Accessoirement, la compréhension de cette formule, nous ouvre les yeux (enfin le troisième oeil) sur le fait que si par notre élévation nous devons sortir des limites étroites de notre ego, pour nous insérer dans un Tout grandiose, l'activation de notre clairvoyance qui se fait pendant que nous sommes encore en état de conscience dans les limites de la forme humaine, doit se manifester par l’universalisation de la perception que nous avons de ce qui nous entoure. La conscience que nous avons d’appartenir à cette grande fraternité humaine, dont chaque élément fait partie dans sa différence et sa spécificité, et qui implique une obligatoire solidarité du fort au faible, n’est que la déclinaison de la grande fraternité des âmes-de-vie qui se trouve dans ce fameux lieu de Vie.

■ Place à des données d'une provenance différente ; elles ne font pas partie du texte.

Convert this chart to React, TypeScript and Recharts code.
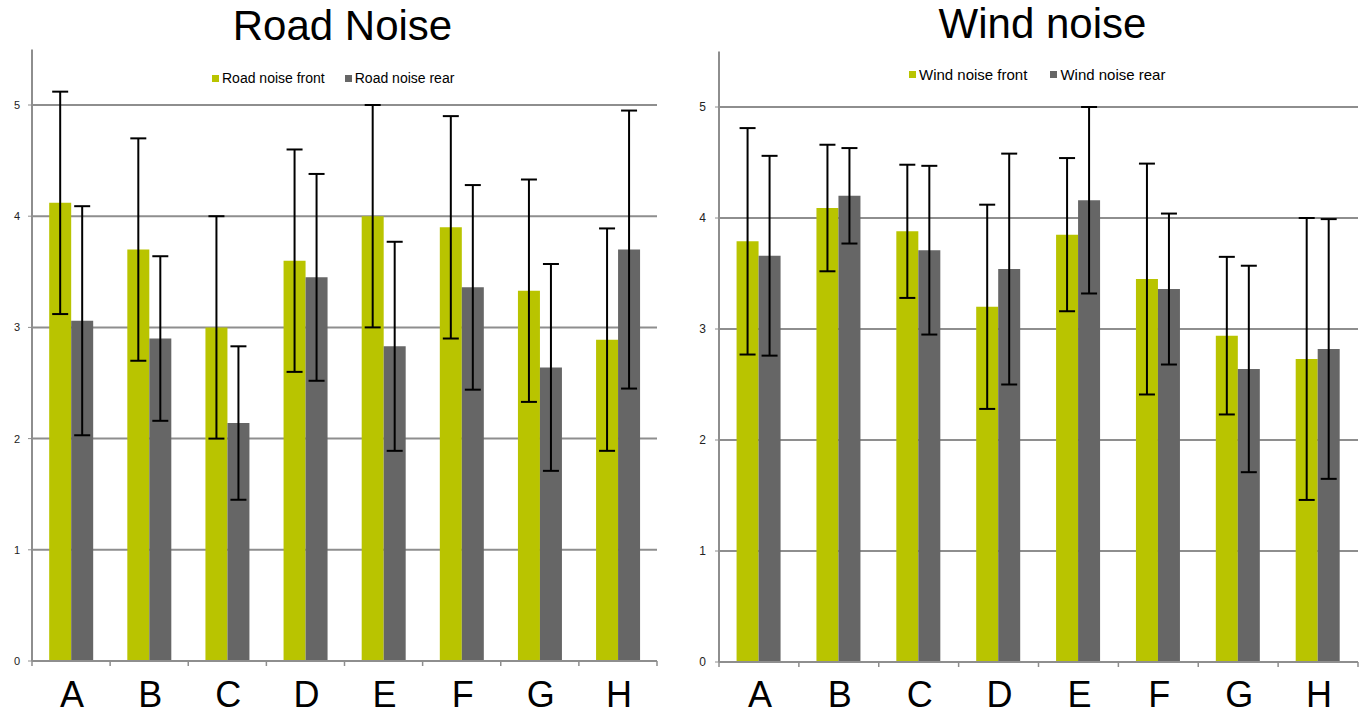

C'est en nous mettant en bas, en conformité d'avec ce qui est en haut, que nous nous préparons à rejoindre ce lieu de Vie. L'enfant se prépare à vivre dans ce monde avant qu'il n'en fasse pleinement partie. Et s'il ne le fait pas correctement, il se condamne soit à ne pas pouvoir y vivre, soit à pouvoir y vivre mais avec de nombreux handicaps... Que ceux qui ont des oreilles pour entendre, entendent...

La seule et unique possibilité qu'a la Conscience de croître, c'est de s'ouvrir à ce grand Tout universel ; et le seul moyen de s'ouvrir à ce grand Tout passe par l'identification de cette Conscience avec Lui, avec lequel elle se sent devenir UN, sans pour autant perdre son ipséité. Nous ne devenons grand qu'en participant à de grandes choses !

La richesse ésotérique de ce loggion est telle, que pour parvenir à en faire même sommairement le tour, il y faudrait une longueur de cet article de très loin supérieure à celle dans laquelle je cantonne volontairement chacun de ceux-ci. J’espère simplement, qu’en ouvrant quelques portes, qui se présentaient hermétiquement closes, je permettrai une méditation un peu plus profonde sur ses enseignements, qui pourront ainsi continuer de faire germer leurs richesses dans l'âme-de-vie qui les reçoit, bien après leur lecture.